Dabei kann der indubio-Grundsatz nicht bereits auf die einzelnen Indizien angewendet werden2. So spricht etwa nicht gegen einen Tötungsvorsatz das Nachtatgeschehen, im hier entschiedenen Fall also der Suizidversuch der Angeklagten, ferner, dass sie sich die Tat nicht zunutze gemacht habe und ein Tötungsmotiv nicht ersichtlich sei. All dies schließt indes einen bedingten Tötungsvorsatz nicht aus, zumal mit ihm handelnde Täter kein Tötungsmotiv haben, sondern einem anderen Handlungsantrieb nachgehen3. Der Zweifelssatz bedeutet auch nicht, dass von der dem Angeklagten je- weils (denkbar) günstigsten Fallgestaltung auch dann auszugehen ist, wenn hierfür keine Anhaltspunkte bestehen. Unterstellungen zugunsten des Täters sind vielmehr nur dann rechtsfehlerfrei, wenn der Tatrichter hierfür reale Anknüpfungspunkte hat4.

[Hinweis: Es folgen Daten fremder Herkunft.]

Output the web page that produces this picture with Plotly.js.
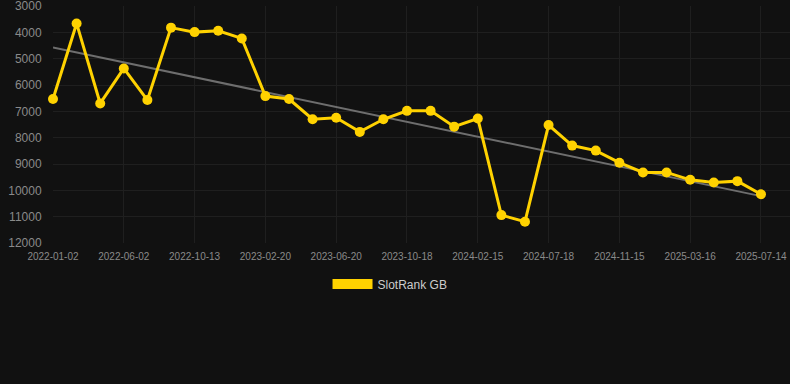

Für den Körperverletzungsvorsatz im Sinne von § 224 Abs. 1 Nr. 5 StGB ist neben dem zumindest bedingten Verletzungsvorsatz erforderlich, aber auch ausreichend, dass der Täter die Umstände erkennt, aus denen sich die allgemeine Gefährlichkeit des Tuns in der konkreten Situation für das Leben des Opfers ergibt, auch wenn er sie nicht als solche bewertet5.
Bundesgerichtshof, Urteil vom 26. März 2015 – 4 StR 442/14
- vgl. nur BGH, Urteil vom 23.02.2012 – 4 StR 608/11, NStZ 2012, 443, 444; BGH, Urteil vom 04.04.2013 – 3 StR 37/13, BGHR StGB § 212 Abs. 1 Vorsatz, bedingter 64[↩]
- vgl. dazu Meyer-Goßner/Schmitt, StPO, 57. Aufl., § 261 Rn. 26 mwN[↩]
- vgl. BGH, Urteil vom 23.02.2012 – 4 StR 608/11, NStZ 2012, 443, 445[↩]
- st. Rspr.; vgl. nur BGH, Urteil vom 13.12 2012 – 4 StR 177/12, NStZ-RR 2013, 117, 118; BGH, Urteil vom 20.05.2009 – 2 StR 576/08, NStZ 2009, 630[↩]
- BGH, Urteil vom 04.11.1988 – 1 StR 262/88, BGHSt 36, 1, 15[↩]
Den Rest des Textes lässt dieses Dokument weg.